To summarize the panda dial alternatives available, however, the Parnis Daytona is one that comes to mind, paying blatant homage to the iconic and modern Rolex Daytona, at a fraction of the cost.
It also has a mecaquartz hybrid movement, just like the Orient Neo70s, however, it is not solar powered. It also has a ceramic bezel and sapphire glass which makes it look a little bit more modern than the Neo70s. It is based off the new Rolex Daytona, after all.
For a more retro flair, check out either the Dan Henry 1964 Gran Turismo or the Alpha Daytona, both of which have panda dial variations available.
The Dan Henry 1964 Gran Turismo is yet another meca quartz movement, with a ticking second hand and sweeping chronograph timekeeping hand.

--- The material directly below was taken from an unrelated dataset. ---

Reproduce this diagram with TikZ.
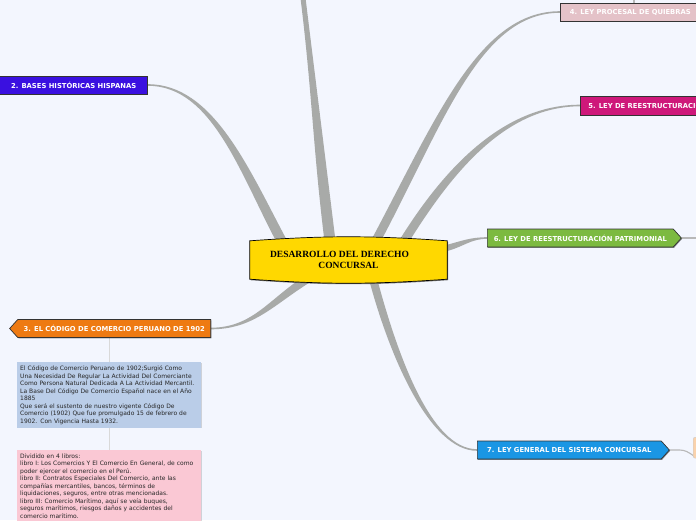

The Alpha Daytona, on the other hand, is completely mechanical and runs on a Seagull movement, the same one used in the very classic Seagull 1963 chronograph.
It’s a pretty awesome movement, and considering the price is about the same as the Neo70s, you do need to decide what you value more. Do you prefer the beautiful aesthetics and unique design of the Orient Panda? Or do you prefer to have a watch with a fully mechanical movement?

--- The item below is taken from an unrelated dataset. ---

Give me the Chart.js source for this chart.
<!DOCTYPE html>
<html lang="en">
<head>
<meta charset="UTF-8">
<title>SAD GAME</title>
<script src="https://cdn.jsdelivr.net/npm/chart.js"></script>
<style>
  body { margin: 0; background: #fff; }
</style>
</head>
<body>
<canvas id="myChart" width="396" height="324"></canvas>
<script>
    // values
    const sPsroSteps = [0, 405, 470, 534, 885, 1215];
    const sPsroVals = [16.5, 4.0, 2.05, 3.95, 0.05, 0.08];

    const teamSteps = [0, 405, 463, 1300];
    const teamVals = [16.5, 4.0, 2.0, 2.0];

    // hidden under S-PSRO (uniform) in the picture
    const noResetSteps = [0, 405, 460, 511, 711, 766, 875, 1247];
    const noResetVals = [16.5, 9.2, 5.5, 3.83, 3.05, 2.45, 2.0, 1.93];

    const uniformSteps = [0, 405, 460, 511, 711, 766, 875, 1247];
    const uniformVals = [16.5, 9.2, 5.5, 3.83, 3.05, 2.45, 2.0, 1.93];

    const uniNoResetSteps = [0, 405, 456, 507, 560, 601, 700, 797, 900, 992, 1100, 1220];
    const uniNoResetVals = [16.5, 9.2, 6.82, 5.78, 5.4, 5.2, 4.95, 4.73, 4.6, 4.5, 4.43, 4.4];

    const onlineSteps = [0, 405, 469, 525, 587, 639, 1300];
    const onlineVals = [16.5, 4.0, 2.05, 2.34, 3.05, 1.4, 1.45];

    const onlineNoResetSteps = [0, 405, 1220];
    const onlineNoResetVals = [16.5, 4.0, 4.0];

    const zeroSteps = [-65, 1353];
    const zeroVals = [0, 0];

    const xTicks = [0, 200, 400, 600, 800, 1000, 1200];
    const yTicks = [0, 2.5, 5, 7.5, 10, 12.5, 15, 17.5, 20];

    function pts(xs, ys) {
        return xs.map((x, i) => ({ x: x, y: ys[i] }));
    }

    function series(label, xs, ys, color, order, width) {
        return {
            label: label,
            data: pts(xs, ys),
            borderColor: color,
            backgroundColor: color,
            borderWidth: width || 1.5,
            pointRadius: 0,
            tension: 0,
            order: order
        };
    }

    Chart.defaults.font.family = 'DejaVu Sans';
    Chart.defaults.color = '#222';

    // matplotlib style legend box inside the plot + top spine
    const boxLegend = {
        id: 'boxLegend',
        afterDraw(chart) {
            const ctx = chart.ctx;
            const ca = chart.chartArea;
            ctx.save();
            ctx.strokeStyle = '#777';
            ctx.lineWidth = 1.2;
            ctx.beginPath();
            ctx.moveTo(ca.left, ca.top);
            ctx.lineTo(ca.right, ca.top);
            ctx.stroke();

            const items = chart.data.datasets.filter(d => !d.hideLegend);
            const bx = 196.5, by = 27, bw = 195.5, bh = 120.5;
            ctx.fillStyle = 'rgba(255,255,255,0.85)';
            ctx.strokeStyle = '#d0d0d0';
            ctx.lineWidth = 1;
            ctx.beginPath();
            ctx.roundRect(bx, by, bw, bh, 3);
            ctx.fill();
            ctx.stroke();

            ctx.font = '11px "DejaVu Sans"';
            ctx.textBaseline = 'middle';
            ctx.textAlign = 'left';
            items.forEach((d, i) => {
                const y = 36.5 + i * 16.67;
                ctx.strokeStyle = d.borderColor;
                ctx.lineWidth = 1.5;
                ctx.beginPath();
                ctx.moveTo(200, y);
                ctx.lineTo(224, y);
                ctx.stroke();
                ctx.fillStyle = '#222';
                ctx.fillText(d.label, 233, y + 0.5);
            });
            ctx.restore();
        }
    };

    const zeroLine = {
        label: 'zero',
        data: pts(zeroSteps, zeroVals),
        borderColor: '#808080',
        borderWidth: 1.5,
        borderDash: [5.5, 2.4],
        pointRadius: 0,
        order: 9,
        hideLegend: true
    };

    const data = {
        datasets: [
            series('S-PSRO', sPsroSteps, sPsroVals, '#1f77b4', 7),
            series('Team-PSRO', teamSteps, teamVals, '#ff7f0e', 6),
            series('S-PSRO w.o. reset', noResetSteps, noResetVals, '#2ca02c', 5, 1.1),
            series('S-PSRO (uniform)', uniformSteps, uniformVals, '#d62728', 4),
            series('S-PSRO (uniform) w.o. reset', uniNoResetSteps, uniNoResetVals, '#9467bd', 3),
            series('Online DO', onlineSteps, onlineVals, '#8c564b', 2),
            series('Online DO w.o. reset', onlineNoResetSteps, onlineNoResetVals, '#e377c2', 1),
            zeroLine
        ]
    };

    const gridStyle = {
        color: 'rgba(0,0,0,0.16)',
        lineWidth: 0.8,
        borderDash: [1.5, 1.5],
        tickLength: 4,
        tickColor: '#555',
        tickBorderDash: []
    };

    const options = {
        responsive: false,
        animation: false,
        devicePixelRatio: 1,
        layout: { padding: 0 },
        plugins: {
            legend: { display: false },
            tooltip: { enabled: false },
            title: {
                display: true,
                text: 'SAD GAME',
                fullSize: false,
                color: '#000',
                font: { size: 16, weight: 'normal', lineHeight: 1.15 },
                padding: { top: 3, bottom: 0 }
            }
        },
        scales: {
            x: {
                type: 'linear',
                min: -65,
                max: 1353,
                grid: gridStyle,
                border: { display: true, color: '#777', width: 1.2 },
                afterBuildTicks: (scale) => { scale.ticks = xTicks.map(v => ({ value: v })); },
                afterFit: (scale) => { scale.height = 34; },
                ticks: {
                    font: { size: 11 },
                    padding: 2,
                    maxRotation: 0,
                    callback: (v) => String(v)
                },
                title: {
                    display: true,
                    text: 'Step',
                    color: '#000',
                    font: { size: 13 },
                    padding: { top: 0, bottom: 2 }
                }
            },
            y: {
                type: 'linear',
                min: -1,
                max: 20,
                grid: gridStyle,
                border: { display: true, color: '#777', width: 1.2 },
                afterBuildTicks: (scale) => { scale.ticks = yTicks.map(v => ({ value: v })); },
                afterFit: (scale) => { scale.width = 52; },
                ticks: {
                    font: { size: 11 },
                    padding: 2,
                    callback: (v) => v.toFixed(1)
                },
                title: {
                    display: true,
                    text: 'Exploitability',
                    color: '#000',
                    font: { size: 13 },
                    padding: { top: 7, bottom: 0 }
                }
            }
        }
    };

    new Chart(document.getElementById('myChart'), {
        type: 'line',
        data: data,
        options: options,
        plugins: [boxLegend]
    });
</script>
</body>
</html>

- Solar meca-quartz movement combines accuracy and a large power reserve of a quartz watch, but the smooth second hand of a mechanical.
- Great looking watch with a relatively original design, even though it is clearly inspired by many classic chronographs.
- The case finishing is superb for the price.
- Reasonably priced.
- Looks great on a huge variety of straps. Seriously, this thing is a strap monster.
- 100m water resistance. Nice!
- Unique color offering. Creamy white dials are rare, especially in modern affordable watches.
- Hard to find and seems to go in and out of stock.
- 42mm diameter is a tad too large for my personal preference.
- The included bracelet could be a bit more solid and substantial.
- Mineral crystal. Sapphire would’ve been amazing.
- Oddly placed and recessed date window. The white of the date window contrasting with the creamy dial might also be a turn off for some. It’s also a bit too small.
I think the Orient Neo70s Panda Chronograph WV0041tx is one of the best panda dial chronographs on a budget.
It’s a very well built and well-finished watch, of which, I’d expect nothing less from the Orient brand.
It retains some style cues from some iconic watches with hints of Rolex Paul Newman Daytona and Omega Speedmaster to an extent but still manages to implement a completely new take on the style.
It has a very 70’s flair, with a modern twist and sizing, that makes it perfect for the new-retro watch lover.
The dimensions could be a touch smaller, but it is wearable enough that almost anybody with wrists larger than let’s say 6 3/4″ will have a great time wearing this watch. If your wrist is smaller, it might be worth it to give this watch a second consideration, as at 42mm in diameter, it’s not the most wearable for those with small wrists.
The solar meca quartz is of course not the first choice for the mechanical watch enthusiast, but it’s rare to find a fully mechanical chronograph in this price range.
Not to mention, the accuracy and large power reserves of a solar-quartz watches are convenient to have, even if they aren’t the most exciting. Of course, a bit of that is relieved with the smooth sweep of the chronograph second hand, giving you that feeling of a mechanical chronograph, without actually having to deal with the hassle and costs of servicing a mechanical chronograph (which can sometimes be quite costly).
Overall, I think the Neo70s offers lots of great value for your money, with a few other options in the price range, but none quite as original as the Neo70s.